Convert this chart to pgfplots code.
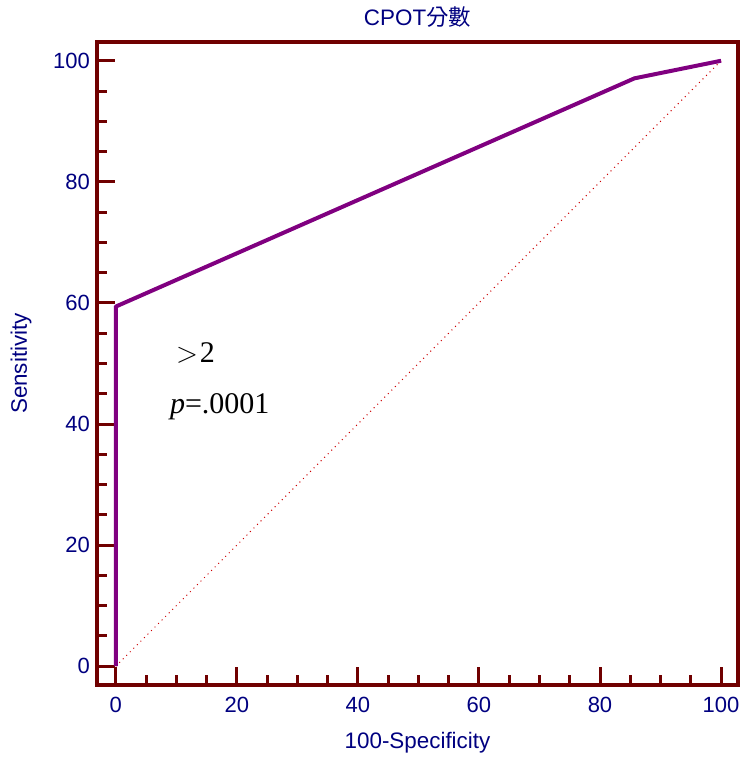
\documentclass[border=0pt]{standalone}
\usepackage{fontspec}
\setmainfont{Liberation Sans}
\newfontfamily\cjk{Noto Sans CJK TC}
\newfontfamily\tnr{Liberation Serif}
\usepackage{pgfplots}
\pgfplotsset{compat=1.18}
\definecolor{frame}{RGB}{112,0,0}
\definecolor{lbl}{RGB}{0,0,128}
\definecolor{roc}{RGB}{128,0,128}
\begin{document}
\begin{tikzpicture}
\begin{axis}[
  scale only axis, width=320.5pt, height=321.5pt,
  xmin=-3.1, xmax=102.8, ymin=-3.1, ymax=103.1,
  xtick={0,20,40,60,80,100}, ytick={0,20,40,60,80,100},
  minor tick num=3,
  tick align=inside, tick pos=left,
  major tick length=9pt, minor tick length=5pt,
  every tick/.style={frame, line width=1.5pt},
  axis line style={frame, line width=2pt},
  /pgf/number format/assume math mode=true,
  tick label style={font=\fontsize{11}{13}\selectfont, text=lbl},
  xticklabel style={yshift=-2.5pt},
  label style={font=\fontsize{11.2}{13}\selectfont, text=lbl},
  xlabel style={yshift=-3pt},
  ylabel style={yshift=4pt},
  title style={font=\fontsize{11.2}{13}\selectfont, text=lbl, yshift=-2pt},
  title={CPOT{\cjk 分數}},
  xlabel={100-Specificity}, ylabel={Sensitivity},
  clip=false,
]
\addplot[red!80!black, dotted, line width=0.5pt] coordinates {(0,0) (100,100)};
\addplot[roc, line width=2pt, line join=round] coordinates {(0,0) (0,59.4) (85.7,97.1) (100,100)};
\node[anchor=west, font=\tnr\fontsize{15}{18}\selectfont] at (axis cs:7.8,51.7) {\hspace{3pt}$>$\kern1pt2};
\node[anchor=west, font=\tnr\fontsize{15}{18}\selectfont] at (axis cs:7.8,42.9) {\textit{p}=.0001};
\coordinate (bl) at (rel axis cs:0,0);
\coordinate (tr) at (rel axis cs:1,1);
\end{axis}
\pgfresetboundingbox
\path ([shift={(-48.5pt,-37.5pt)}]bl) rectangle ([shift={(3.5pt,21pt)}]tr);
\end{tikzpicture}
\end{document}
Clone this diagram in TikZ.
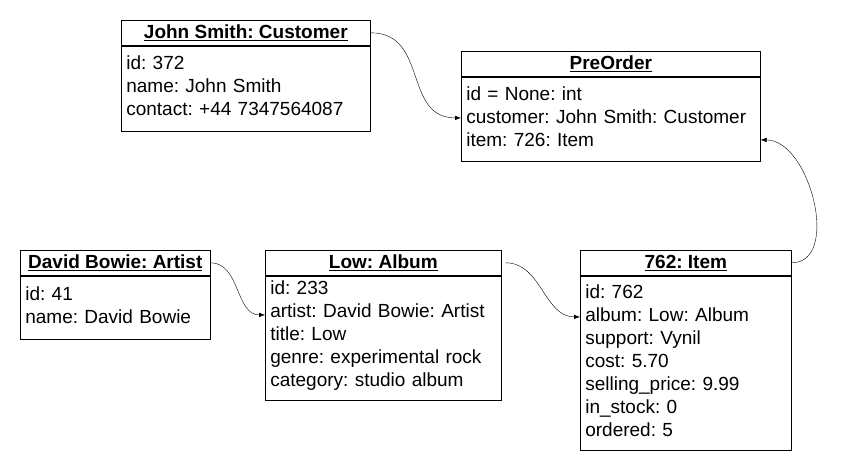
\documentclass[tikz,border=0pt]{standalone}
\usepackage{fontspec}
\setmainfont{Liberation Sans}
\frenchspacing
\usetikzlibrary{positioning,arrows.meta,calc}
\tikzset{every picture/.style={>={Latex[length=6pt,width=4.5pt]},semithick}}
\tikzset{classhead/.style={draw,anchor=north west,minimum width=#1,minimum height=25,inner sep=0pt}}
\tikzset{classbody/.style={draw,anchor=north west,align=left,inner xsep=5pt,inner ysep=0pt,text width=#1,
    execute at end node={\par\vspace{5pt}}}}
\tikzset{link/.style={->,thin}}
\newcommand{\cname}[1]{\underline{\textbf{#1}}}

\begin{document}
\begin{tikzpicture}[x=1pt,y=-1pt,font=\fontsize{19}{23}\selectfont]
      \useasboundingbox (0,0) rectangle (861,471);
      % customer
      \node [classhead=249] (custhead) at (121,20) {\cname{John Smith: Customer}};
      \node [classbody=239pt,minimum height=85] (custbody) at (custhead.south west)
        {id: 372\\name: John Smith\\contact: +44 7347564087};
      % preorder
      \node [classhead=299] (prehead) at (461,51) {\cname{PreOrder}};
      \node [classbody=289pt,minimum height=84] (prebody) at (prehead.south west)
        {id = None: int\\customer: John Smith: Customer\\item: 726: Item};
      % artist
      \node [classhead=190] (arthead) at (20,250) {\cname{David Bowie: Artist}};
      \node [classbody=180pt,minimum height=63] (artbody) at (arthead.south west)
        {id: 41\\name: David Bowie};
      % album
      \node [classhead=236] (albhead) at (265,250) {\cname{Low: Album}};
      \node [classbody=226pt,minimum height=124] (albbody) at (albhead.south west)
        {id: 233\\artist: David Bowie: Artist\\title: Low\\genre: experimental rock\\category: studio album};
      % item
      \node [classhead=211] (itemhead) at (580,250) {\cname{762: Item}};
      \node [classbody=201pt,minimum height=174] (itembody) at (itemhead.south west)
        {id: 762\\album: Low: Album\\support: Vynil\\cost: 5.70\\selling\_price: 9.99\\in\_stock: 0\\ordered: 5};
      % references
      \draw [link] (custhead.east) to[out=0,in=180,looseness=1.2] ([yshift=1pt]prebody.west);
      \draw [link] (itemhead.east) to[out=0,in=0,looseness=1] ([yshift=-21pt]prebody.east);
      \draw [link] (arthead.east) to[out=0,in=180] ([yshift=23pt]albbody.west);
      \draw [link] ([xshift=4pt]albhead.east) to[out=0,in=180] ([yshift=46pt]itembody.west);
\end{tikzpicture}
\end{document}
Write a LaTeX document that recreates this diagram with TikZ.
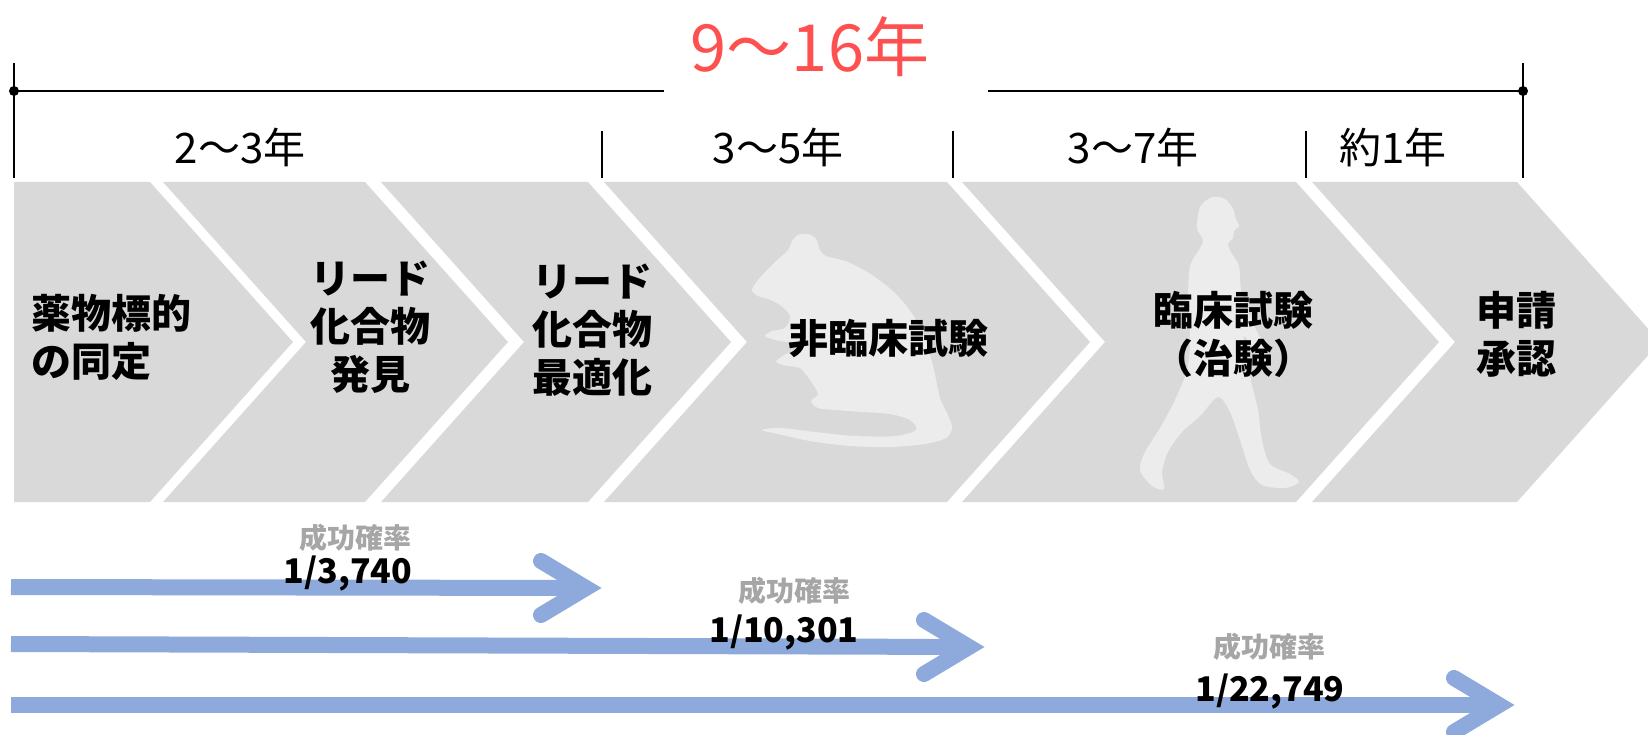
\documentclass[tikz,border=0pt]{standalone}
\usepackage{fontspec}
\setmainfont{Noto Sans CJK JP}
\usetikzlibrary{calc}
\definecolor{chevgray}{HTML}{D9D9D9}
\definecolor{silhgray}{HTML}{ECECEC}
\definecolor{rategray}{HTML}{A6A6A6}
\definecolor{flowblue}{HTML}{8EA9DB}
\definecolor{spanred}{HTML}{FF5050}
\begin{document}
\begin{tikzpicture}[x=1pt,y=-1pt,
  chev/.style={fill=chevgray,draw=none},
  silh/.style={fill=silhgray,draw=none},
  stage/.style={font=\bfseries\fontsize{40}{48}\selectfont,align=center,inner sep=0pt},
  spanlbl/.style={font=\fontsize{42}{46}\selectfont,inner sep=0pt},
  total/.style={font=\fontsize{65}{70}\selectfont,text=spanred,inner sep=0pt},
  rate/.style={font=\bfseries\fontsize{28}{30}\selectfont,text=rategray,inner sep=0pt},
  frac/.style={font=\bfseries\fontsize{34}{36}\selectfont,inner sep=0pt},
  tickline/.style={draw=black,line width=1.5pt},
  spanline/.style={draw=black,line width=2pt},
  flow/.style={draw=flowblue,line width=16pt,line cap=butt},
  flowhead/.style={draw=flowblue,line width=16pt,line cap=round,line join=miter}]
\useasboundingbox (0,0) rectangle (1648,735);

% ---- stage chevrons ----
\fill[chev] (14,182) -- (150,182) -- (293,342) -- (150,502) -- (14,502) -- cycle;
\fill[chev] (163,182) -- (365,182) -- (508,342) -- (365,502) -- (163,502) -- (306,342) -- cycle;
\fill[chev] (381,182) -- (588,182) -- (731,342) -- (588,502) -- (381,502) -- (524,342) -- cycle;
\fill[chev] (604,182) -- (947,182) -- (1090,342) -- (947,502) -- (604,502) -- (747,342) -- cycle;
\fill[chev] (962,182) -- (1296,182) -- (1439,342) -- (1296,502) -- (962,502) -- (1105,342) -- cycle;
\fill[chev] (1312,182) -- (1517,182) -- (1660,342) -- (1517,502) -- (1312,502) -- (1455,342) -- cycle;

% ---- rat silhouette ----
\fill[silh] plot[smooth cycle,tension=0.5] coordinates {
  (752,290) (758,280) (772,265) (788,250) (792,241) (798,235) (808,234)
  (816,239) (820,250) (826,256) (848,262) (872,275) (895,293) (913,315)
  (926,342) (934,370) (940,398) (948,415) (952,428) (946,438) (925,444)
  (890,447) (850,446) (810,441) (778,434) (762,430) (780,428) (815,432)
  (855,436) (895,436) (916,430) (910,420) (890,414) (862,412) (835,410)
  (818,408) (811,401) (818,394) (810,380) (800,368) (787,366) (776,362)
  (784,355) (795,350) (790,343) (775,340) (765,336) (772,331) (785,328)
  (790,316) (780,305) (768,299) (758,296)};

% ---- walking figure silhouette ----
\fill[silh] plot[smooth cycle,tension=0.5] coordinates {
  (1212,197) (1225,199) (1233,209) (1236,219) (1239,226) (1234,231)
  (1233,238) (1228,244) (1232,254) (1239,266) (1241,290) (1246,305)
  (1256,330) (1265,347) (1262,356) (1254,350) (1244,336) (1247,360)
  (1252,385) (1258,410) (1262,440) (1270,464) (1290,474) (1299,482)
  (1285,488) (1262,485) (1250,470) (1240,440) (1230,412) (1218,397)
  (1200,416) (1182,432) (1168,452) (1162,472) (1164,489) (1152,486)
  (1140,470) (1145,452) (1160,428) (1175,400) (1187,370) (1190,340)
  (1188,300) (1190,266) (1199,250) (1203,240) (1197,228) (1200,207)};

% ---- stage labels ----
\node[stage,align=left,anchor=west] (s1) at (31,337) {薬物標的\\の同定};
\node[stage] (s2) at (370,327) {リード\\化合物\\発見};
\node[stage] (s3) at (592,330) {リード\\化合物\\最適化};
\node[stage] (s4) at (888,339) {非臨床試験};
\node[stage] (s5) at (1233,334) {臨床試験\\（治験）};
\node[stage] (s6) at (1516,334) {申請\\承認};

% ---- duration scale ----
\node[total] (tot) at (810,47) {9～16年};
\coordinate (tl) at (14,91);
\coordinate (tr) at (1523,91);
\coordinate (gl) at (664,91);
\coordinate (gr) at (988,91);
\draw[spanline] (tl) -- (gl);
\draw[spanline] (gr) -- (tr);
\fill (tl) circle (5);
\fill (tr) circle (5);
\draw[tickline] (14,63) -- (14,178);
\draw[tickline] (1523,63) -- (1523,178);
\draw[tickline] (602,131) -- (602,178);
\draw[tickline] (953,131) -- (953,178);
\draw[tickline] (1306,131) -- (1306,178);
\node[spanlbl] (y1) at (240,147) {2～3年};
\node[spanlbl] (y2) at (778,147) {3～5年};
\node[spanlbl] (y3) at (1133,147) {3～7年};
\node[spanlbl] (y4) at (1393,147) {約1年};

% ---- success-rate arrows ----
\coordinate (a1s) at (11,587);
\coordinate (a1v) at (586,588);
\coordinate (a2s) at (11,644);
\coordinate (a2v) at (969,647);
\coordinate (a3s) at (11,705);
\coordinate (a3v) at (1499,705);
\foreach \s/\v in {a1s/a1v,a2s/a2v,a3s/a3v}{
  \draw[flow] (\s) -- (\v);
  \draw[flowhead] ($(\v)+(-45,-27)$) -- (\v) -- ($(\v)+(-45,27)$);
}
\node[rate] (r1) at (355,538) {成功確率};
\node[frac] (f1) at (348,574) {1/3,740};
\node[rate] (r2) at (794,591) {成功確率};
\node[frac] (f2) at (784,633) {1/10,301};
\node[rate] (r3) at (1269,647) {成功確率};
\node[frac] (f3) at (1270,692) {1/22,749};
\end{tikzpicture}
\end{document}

= = =

◆ WHAT TO PRODUCE
Locate the word "this" in the records and collect each line it appears in.

◆ EXERCISE SOLUTION
Convert this chart to pgfplots code.
Clone this diagram in TikZ.
Write a LaTeX document that recreates this diagram with TikZ.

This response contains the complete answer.